We have a job with multiple orchestration and transformation components. This job also includes SQL Script Orchestration component.
We are seeing that when this SQL script component is running, it is putting a lock on other orchestration jobs also, meaning, during this time other orchestration components (mainly just copy components from S3) are just spinning and not really loading data. The SQL script component does not reference same sets of table that other orchestration jobs are trying to run. This prevents us from running multiple orchestration components in Parallel.

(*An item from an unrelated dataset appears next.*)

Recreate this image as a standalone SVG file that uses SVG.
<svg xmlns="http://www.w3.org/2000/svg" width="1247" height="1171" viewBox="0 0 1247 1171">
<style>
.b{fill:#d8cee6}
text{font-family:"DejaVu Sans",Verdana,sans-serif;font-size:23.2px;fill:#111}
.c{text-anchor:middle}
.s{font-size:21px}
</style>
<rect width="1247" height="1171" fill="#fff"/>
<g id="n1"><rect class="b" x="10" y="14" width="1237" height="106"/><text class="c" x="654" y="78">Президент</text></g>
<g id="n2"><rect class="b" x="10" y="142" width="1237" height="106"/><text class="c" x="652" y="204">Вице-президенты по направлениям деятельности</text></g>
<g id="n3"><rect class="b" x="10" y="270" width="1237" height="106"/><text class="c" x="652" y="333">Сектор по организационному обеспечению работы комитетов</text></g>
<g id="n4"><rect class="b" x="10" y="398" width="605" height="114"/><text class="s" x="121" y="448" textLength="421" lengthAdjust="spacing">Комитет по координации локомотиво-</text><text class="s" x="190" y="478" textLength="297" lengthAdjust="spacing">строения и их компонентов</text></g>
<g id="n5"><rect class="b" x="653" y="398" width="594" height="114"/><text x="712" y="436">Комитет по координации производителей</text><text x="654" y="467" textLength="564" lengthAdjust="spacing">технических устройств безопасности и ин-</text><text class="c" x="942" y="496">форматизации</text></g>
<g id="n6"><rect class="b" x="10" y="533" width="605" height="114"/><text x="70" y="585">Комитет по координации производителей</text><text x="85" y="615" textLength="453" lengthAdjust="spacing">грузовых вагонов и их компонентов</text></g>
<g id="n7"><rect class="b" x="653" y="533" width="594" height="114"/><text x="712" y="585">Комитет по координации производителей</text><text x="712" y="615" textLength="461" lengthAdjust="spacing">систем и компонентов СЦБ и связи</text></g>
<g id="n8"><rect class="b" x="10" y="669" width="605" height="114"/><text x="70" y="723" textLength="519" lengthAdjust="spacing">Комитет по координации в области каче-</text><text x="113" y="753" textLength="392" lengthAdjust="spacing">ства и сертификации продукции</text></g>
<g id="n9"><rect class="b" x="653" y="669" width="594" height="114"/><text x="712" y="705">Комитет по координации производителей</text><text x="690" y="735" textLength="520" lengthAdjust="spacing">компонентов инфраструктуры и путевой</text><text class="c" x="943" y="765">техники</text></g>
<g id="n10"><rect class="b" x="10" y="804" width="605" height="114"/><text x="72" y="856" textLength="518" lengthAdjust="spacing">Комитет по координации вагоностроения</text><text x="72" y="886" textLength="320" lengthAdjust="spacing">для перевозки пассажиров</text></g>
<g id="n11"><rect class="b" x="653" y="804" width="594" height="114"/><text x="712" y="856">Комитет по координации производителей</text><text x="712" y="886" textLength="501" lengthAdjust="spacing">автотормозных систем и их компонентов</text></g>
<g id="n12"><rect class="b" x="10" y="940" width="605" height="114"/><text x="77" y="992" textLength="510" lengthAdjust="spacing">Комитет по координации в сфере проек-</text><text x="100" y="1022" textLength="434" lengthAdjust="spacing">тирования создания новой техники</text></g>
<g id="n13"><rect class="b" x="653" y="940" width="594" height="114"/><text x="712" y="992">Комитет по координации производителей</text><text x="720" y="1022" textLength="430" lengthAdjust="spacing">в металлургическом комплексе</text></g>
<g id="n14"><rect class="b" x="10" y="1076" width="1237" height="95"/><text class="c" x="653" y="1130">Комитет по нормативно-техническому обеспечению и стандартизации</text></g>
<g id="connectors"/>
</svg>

Is that an intended behavior ? How can we redesign our jobs so that maximum possible orchestration components run in parallel ?
3 Community Answers
Laura Malins —
Each Matillion job holds one connection into Redshift. This is done deliberately. Please see this article around parallelism:
Thank you Laura, from that article. I understand Matillion introduces restriction when running two transformation components in one orchestration job. However our use case / question is strictly related to use of S3 Load orchestration component which copies data from S3 into Redshift. I have seen other Orchestration (specifically S3 Load copy operation) running in parallel when SQL script component is not running. Only when SQL Script component runs it locks other orchestration components (specifically S3 Load copy operation) in the same job and hence my question.
The S3 Load Component is actually pushing down a COPY statement to Redshift.
As the article Laura linked above notes, the query is processed by all compute nodes in the cluster so there is no benefit of having another query run in parallel as both queries will be allocated 50% of the compute resources and and take approx 50% longer to process.